§ INPUT
+++++
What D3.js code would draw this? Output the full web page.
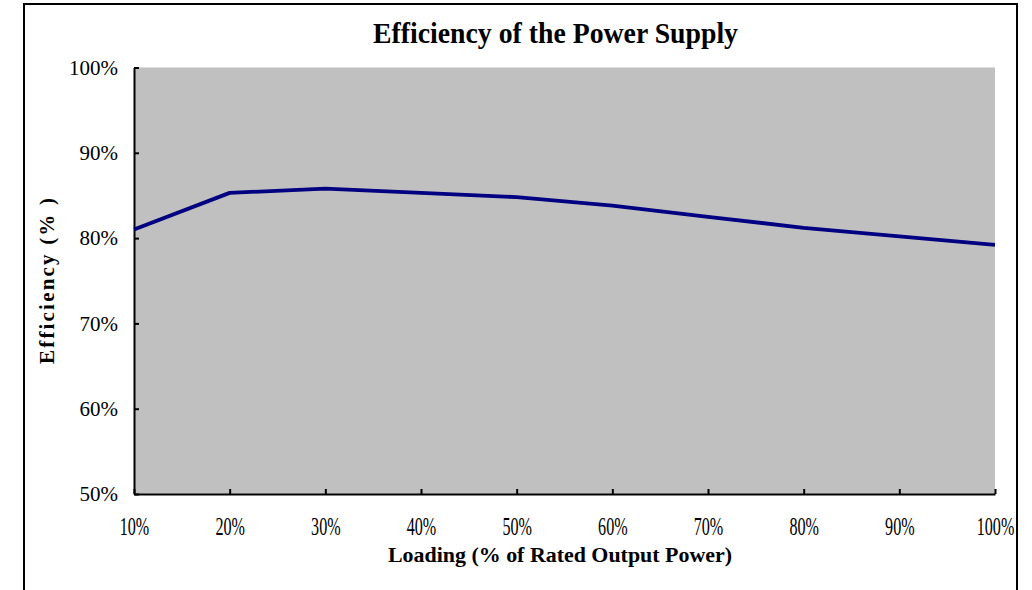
+++++
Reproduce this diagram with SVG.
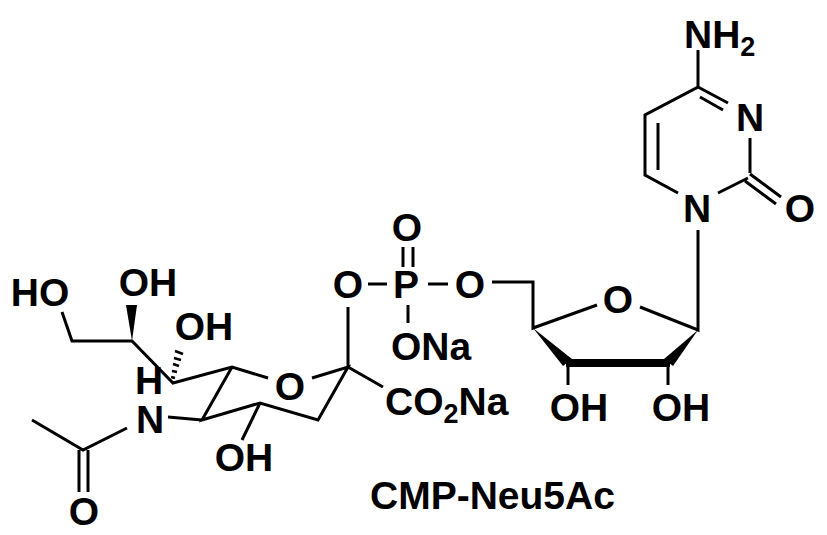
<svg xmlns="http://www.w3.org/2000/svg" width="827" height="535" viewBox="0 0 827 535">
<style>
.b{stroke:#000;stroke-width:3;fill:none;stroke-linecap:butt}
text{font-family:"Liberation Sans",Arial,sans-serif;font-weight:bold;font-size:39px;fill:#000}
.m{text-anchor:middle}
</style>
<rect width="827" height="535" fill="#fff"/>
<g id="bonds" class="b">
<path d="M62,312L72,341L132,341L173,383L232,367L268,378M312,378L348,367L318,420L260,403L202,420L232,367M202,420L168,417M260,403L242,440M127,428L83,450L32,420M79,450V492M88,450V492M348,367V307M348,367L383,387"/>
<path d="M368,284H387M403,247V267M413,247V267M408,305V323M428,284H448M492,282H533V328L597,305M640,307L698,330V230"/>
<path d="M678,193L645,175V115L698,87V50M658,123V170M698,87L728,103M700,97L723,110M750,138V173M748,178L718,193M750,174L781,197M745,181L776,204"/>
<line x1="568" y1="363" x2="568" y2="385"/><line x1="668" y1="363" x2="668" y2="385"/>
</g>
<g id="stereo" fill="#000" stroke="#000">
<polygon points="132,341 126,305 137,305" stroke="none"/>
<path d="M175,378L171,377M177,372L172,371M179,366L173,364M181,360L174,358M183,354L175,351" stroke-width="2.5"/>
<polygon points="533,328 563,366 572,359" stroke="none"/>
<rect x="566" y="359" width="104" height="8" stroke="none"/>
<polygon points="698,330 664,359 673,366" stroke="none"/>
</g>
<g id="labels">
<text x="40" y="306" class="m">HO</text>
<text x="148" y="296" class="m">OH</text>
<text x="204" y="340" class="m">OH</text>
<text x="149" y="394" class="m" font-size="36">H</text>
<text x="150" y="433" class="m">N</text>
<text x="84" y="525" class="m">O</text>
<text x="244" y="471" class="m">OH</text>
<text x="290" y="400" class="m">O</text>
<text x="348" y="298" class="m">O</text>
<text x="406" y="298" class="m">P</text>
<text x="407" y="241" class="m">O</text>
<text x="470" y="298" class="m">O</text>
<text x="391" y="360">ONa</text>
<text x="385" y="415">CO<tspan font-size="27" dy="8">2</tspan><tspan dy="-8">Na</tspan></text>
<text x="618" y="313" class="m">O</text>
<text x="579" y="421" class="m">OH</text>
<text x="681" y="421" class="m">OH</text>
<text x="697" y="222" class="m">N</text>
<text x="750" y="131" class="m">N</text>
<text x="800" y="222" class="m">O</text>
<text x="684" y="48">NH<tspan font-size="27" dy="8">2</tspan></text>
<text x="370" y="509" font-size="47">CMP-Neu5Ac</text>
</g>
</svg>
+++++
§ GIVEN INSTRUCTION
Identify and extract each line of the listing that contains "this".

§ EXERCISE OUTPUT
What D3.js code would draw this? Output the full web page.
Reproduce this diagram with SVG.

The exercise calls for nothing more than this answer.